Ondertussen werken de PS en Ecolo in Wallonië aan een minderheidsregering, die steun zal zoeken bij individuele parlementsleden. In de aanloop naar de verkiezingen pleitte Ecolo voor een 32 urenweek met behoud van loon. En omdat het altijd nóg straffer kan, ging de PS voor een 30 urenweek. Zij mogen geloven dat ze daarmee hun abominabele werkgelegenheidscijfers kunnen opkrikken, een overgrote meerderheid van de economen en arbeidsmarktdeskundigen vindt het idee catastrofaal. Meer nog: Wallonië kampt al meer dan vijftig jaar met een structurele crisis en als één ding duidelijk werd, dan is het wel dat de linkse recepten er niet hebben gewerkt.

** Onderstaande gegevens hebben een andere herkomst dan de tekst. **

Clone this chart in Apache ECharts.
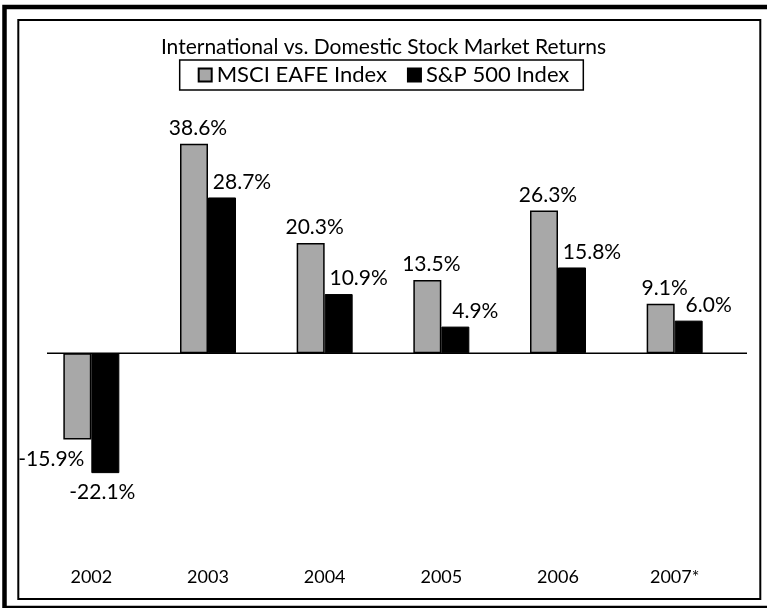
<!DOCTYPE html>
<html>
<head>
<meta charset="utf-8">
<script src="https://cdn.jsdelivr.net/npm/echarts@6/dist/echarts.min.js"></script>
<style>
  html, body { margin: 0; padding: 0; background: #fff; }
  #chart { width: 767px; height: 608px; }
</style>
</head>
<body>
<div id="chart"></div>
<script>
const categories = ['2002', '2003', '2004', '2005', '2006', '2007*'];
const eafeReturns = [-15.9, 38.6, 20.3, 13.5, 26.3, 9.1];
const spReturns = [-22.1, 28.7, 10.9, 4.9, 15.8, 6.0];
const seriesNames = ['MSCI EAFE Index', 'S&P 500 Index'];

const FONT = 'Lato';
const chart = echarts.init(document.getElementById('chart'));

// labels sit above positive bars, below negative ones
function withLabels(values, posOffset, negOffset) {
  return values.map((v) => ({
    value: v,
    label: v < 0
      ? { position: 'bottom', offset: negOffset, distance: 9 }
      : { position: 'top', offset: posOffset, distance: 5 },
  }));
}

const labelStyle = {
  show: true,
  color: '#000',
  fontFamily: FONT,
  fontSize: 21,
  formatter: (p) => p.value.toFixed(1) + '%',
};

const option = {
  animation: false,
  title: {
    text: 'International vs. Domestic Stock Market Returns',
    left: 'center',
    top: 32,
    textStyle: { fontFamily: FONT, fontSize: 21, fontWeight: 'normal', color: '#000' },
  },
  legend: {
    top: 60,
    left: 'center',
    icon: 'rect',
    itemWidth: 13,
    itemHeight: 13,
    itemGap: 20,
    padding: [4, 14, 4, 18],
    borderColor: '#000',
    borderWidth: 1.5,
    textStyle: { fontFamily: FONT, fontSize: 22, color: '#000' },
    data: seriesNames,
  },
  grid: { left: 33, right: 34, top: 109, bottom: 92 },
  xAxis: {
    type: 'category',
    data: categories,
    axisLine: { show: false },
    axisTick: { show: false },
    axisLabel: { margin: 52, color: '#000', fontFamily: FONT, fontSize: 18 },
  },
  yAxis: {
    type: 'value',
    min: -30,
    max: 45,
    show: false,
    splitLine: { show: false },
  },
  series: [
    {
      name: seriesNames[0],
      type: 'bar',
      barWidth: 28,
      barGap: '0%',
      data: withLabels(eafeReturns, [4, 0], [-26, 0]),
      itemStyle: { color: '#a8a8a8', borderColor: '#000', borderWidth: 1.5 },
      label: labelStyle,
    },
    {
      name: seriesNames[1],
      type: 'bar',
      barWidth: 28,
      data: withLabels(spReturns, [20, 0], [-3, 0]),
      itemStyle: { color: '#000', borderColor: '#000', borderWidth: 1 },
      label: labelStyle,
    },
  ],
};

chart.setOption(option);

// frames and the zero baseline
const zeroY = chart.convertToPixel({ yAxisIndex: 0 }, 0);
chart.setOption({
  graphic: [
    { type: 'rect', shape: { x: 4.5, y: 7, width: 780, height: 601 }, style: { fill: 'none', stroke: '#000', lineWidth: 4.5 }, silent: true },
    { type: 'rect', shape: { x: 18.3, y: 20, width: 742, height: 579 }, style: { fill: 'none', stroke: '#000', lineWidth: 2 }, silent: true },
    { type: 'line', shape: { x1: 47, y1: zeroY, x2: 747, y2: zeroY }, style: { stroke: '#000', lineWidth: 1.6 }, silent: true, z: 10 },
  ],
});
</script>
</body>
</html>
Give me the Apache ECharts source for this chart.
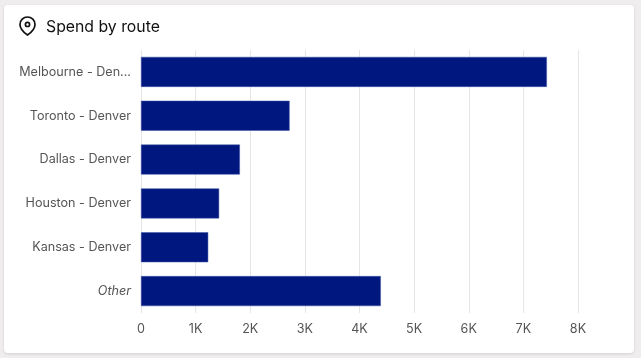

Onlangs deed werkgeversorganisatie VBO een opmerkelijk voorstel dat tot nu toe onder de radar bleef. Ze stelt voor ‘dat de federale sociale zekerheid de werkloosheidsuitkeringen nog voor twee jaar ten laste neemt. Daarna is het aan de regio’s om met de overgedragen middelen voor langdurige werkloosheid een eigen uitkeringsbeleid te voeren en/of die middelen op een andere manier in te zetten.’ Nu kan het VBO moeilijk worden verdacht van separatistische neigingen, maar dat krijg je als de kloof tussen Vlaanderen en Wallonië inzake arbeidsmarktprestaties almaar toeneemt. En er is geen beterschap op komst. Integendeel.